Federico Arístides Soto Alejo (June 30, 1930 – February 4, 2008), better known as Tata Güines, was a Cuban percussionist, bandleader and arranger. He was widely regarded as a master of the conga drum, and alongside Carlos "Patato" Valdés, influential in the development of contemporary Afro-Cuban music, including Afro-Cuban jazz. He specialized in a form of improvisation known as descarga, a format in which he recorded numerous albums throughout the years with Cachao, Frank Emilio Flynn, Estrellas de Areito, Alfredo Rodríguez and Jane Bunnett, among others. In the 1990s he released two critically acclaimed albums as a leader: Pasaporte and Aniversario. His composition "Pa' gozar" has become a standard of the descarga genre.

==Life and career==
===Early years===
Arístides Soto was born in Güines, a town east of Havana in the former province of Havana in Cuba, on June 30, 1930. He grew up with his parents and his seven siblings, leaving school after year 4 to work as a shoeshiner and paperboy. His mother, María de los Ángeles Soto, took care of the house, while his father José Alejo Vasallo "Joseíto" was a cane worker. He was exposed to music from a young age; Joseíto played the tres in the Sexteto Partagás and used to jam with Arsenio Rodríguez, who lived nearby. Tata made his first bongó-like drums out of a sausage jar and a carton of milk in order to join them on percussion. He taught himself the conga by listening to recordings on the radio and playing at concerts, balls and jam sessions as an amateur. He played in his father's group, as well as in Las Estrellas Nacientes, directed by his uncle Dionisio. He considered Chano Pozo el maestro (the master) and had the opportunity to play with him; Chano encouraged him and Tata never forgot the experience.

===Success===
In 1946, Arsenio offered him the opportunity to move to Havana to join Estrellas Juveniles, his side-project. Tata accepted and very soon found himself playing in other bands such as Sonora Matancera and Conjunto Jóvenes del Cayo. He made his first recordings in 1951 as part of Estrellas Juveniles. In 1953, he joined Fajardo y sus Estrellas. He began playing two congas instead of one, an innovation he devised with fellow conguero Carlos "Patato" Valdés, who played with the Conjunto Casino at the time. With Fajardo, Tata played in Caracas, Venezuela, in 1956. The next year he took part in the recording of Cachao's Cuban Jam Sessions in Miniature; he even doubled on bass on one track with Cachao on piano. He then moved to New York City for two years, performing at the Waldorf Astoria and various nightclubs including Birdland, where he shared the stage with jazz musicians such as Dizzy Gillespie, Maynard Ferguson and Miles Davis. He also played with Josephine Baker and Frank Sinatra.

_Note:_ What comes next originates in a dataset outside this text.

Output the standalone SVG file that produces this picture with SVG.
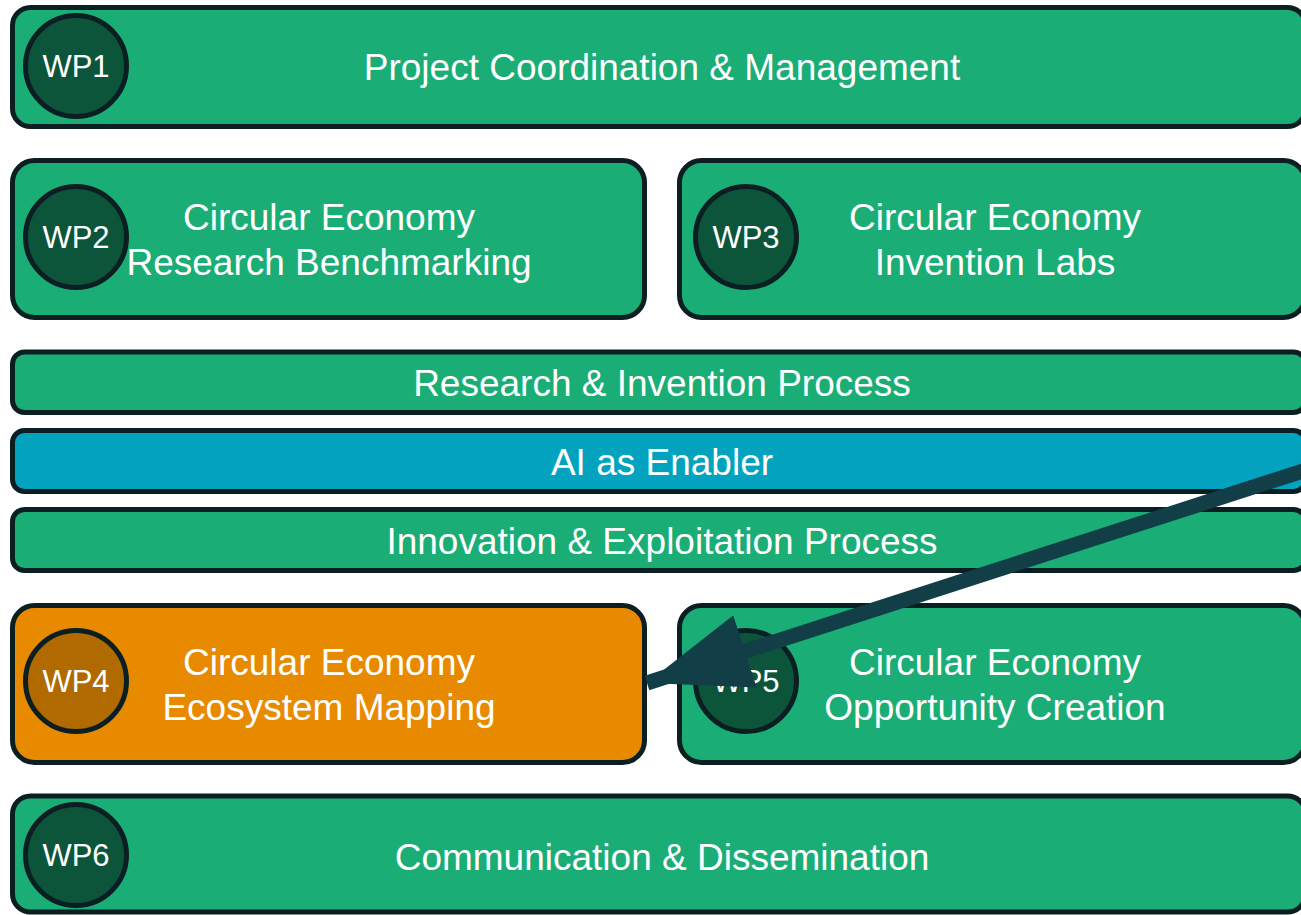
<svg xmlns="http://www.w3.org/2000/svg" width="1301" height="915" viewBox="0 0 1301 915">
<style>
.box{fill:#1aad76;stroke:#0b1f22;stroke-width:5}
.orange{fill:#e88a00}
.blue{fill:#03a3c0}
.wp{fill:#0c553a;stroke:#0b1f22;stroke-width:5}
.wp4{fill:#b06a00}
.t{font-family:"Liberation Sans",Arial,sans-serif;font-size:37px;fill:#fff;text-anchor:middle}
.l{font-family:"Liberation Sans",Arial,sans-serif;font-size:31px;fill:#fff;text-anchor:middle}
.conn{stroke:#123f47;stroke-width:15;fill:none}
</style>
<defs>
<marker id="ah" markerUnits="userSpaceOnUse" markerWidth="110" markerHeight="80" viewBox="0 -40 110 80" refX="103" refY="0" orient="auto">
<path d="M0,-38 L103,0 L0,38 z" fill="#123f47"/>
</marker>
</defs>
<rect width="1301" height="915" fill="#fff"/>
<g id="wp1">
<rect class="box" x="12.5" y="7.5" width="1293" height="119" rx="18"/>
<circle class="wp" cx="76" cy="66" r="50.5"/>
<text class="l" x="76" y="77">WP1</text>
<text class="t" x="662" y="80">Project Coordination &amp; Management</text>
</g>
<g id="wp2">
<rect class="box" x="12.5" y="160.5" width="632" height="157" rx="22"/>
<circle class="wp" cx="76" cy="237" r="50.5"/>
<text class="l" x="76" y="248">WP2</text>
<text class="t" x="329" y="230">Circular Economy</text>
<text class="t" x="329" y="275">Research Benchmarking</text>
</g>
<g id="wp3">
<rect class="box" x="679.5" y="160.5" width="626" height="157" rx="22"/>
<circle class="wp" cx="746" cy="237" r="50.5"/>
<text class="l" x="746" y="248">WP3</text>
<text class="t" x="995" y="230">Circular Economy</text>
<text class="t" x="995" y="275">Invention Labs</text>
</g>
<g id="research">
<rect class="box" x="12.5" y="352" width="1293" height="60.5" rx="12"/>
<text class="t" x="662" y="396">Research &amp; Invention Process</text>
</g>
<g id="ai">
<rect class="box blue" x="12.5" y="430.5" width="1293" height="61" rx="12"/>
<text class="t" x="662" y="475">AI as Enabler</text>
</g>
<g id="innovation">
<rect class="box" x="12.5" y="509.5" width="1293" height="61" rx="12"/>
<text class="t" x="662" y="554">Innovation &amp; Exploitation Process</text>
</g>
<g id="wp4">
<rect class="box orange" x="12.5" y="605.5" width="632" height="157" rx="22"/>
<circle class="wp wp4" cx="76" cy="681" r="50.5"/>
<text class="l" x="76" y="692">WP4</text>
<text class="t" x="329" y="675">Circular Economy</text>
<text class="t" x="329" y="720">Ecosystem Mapping</text>
</g>
<g id="wp5">
<rect class="box" x="679.5" y="605.5" width="626" height="157" rx="22"/>
<circle class="wp" cx="746" cy="681" r="50.5"/>
<text class="l" x="746" y="692">WP5</text>
<text class="t" x="995" y="675">Circular Economy</text>
<text class="t" x="995" y="720">Opportunity Creation</text>
</g>
<g id="wp6">
<rect class="box" x="12.5" y="796" width="1293" height="116" rx="18"/>
<circle class="wp" cx="76" cy="855" r="50.5"/>
<text class="l" x="76" y="866">WP6</text>
<text class="t" x="662" y="870">Communication &amp; Dissemination</text>
</g>
<g id="connectors">
<path class="conn" d="M1340,459 L647,683" marker-end="url(#ah)"/>
</g>
</svg>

Güines returned to Cuba in 1959 after Fidel Castro came to power in the Cuban Revolution which he helped fund by contributions from his earnings as a musician. He then joined the Quinteto Instrumental de Música Moderna, a pioneering jazz combo founded by drummer Guillermo Barreto and pianist Frank Emilio Flynn. He remained a member of Flynn's band for many years, under the name Los Amigos. In the 1960s, Güines recorded several sessions as a leader for EGREM under the monikers Tata Güines y sus Tatagüinitos, and Tata Güines y sus Ases del Ritmo. His first hit with the Tatagüinitos was "Perico, no llores más". He also backed Merceditas Valdés throughout the 1960s and later in the 1980s. In 1979, he took part in the Estrellas de Areito sessions and in the recording of Intercambio cultural by Típica 73. In 1981, he recorded an LP entitled Descarga featuring Bobby Carcassés, as well as Descarga en Kawama.

===Later years===
In the 1990s, he toured internationally and recorded with many artists including pianist Alfredo Rodríguez, Peruchín Jr., Orlando "Maraca" Valle, Jesús Alemañy's Cubanismo and Hilario Durán. He recorded with the young conguero Anga Díaz, considered one of his main disciples, on the 1994 record Pasaporte, which won the EGREM Album of the Year award. On 1994 he recorded Aniversario as a leader. He collaborated with Jane Bunnett on Chamalongo (1997) and Cuban Odyssey (2002), and appeared on the documentary Spirits of Havana, which chronicles the recording of Cuban Odyssey. In 2003 he played on the Latin Grammy-winning Lágrimas negras with pianist Bebo Valdés and Spanish flamenco singer Diego El Cigala. In 2006, he was awarded the Premio Nacional de Música, the highest honor given to musicians in Cuba.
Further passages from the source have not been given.